Ancora scopiazzature da Gagosian New York, questa volta le fa Bob Dylan

di Redazione Commenta

I nostri lettori sanno bene che noi di Globartmag non siamo molto concordi nel definire grandi artisti quei celebri nomi dello star system che decidono di allargare i propri interessi all’arte visiva. Spesso, Sylvester Stallone e compagnia cantante, buttandosi nel vasto mondo dell’arte contemporanea hanno combinato danni irreparabili, per non parlare poi degli effetti collaterali occorsi ai poveri visitatori che hanno avuto il coraggio di ammirare opere più che improponibili.

Parlando di simboli del nostro secolo, il buon vecchio Bob Dylan ha da diverso tempo scoperto di aver talento per la pittura. Ora non stiamo qui a criticare il Dylan cantante, che amiamo ed apprezziamo, ma sul Dylan pittore avremmo qualche riserva.
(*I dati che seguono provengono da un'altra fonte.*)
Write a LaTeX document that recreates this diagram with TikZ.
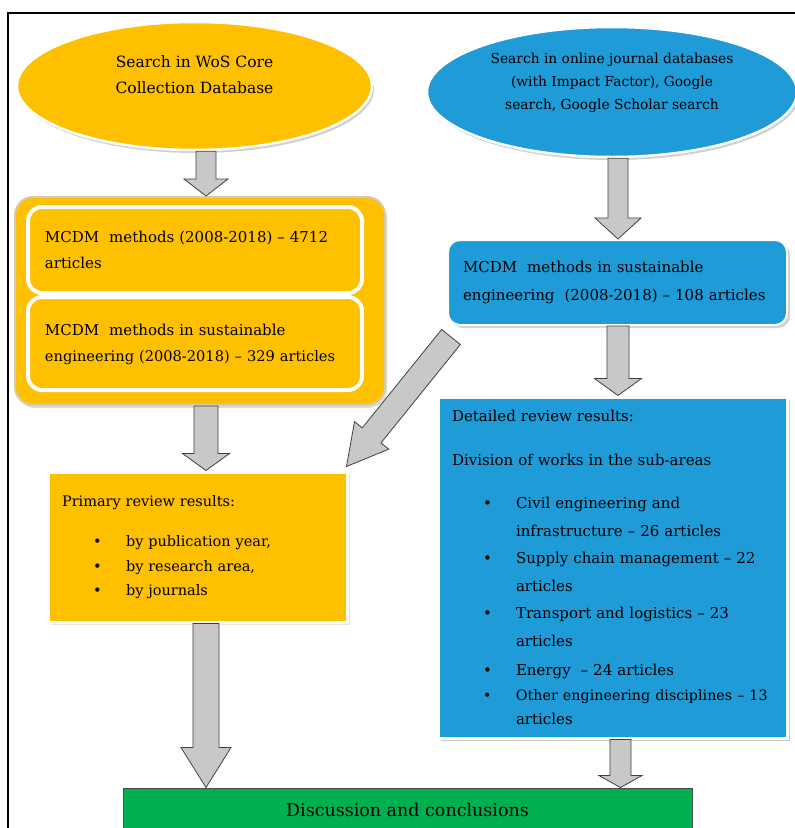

Comunque sia, dato che il celebre poeta della canzone è un nome pluriconosciuto e pluriamato, il buon Gagosian non poteva certo non fiutare l’affare ed ha quindi organizzato una bella personale (dal 20 settembre al 22 ottobre) nella sua sede di Madison Avenue a New York. La mostra dal titolo The Asia Series, almeno a quanto scritto da Gagosian sul suo sito web, è il risultato: “dei numerosi viaggi in Giappone, Cina, Corea e Vietnam compiuti da Dylan che ha incontrato in oriente scene rurali, architetture e persone che lo hanno colpito”. Il fatto è che Dylan avrà pure viaggiato ma lo ha fatto solo su internet visto che sei dipinti presenti in mostra sono l’esatta trasposizione pittorica di altrettante immagini cannibalizzate dalla pagina Flickr dell’utente Okinawa Soba. Ma il bello deve ancora venire, visto che le foto copiate dal cantante sono in realtà di proprietà della celebre agenzia Magnum Photos.

Insomma dopo la mostra di Richard Prince, con opere cannibalizzate direttamente dalle fotografie di Patrick Cariou (con tanto di sentenza ai danni di Prince), Gagosian ha messo in piedi l’ennesima mostra con opere di dubbia provenienza. Non stiamo di certo accusando nessuno ma il problema fondamentale è che in tutti questi balletti a perderci è l’arte stessa, martoriata da artisti o presunti tali che non creano ma duplicano.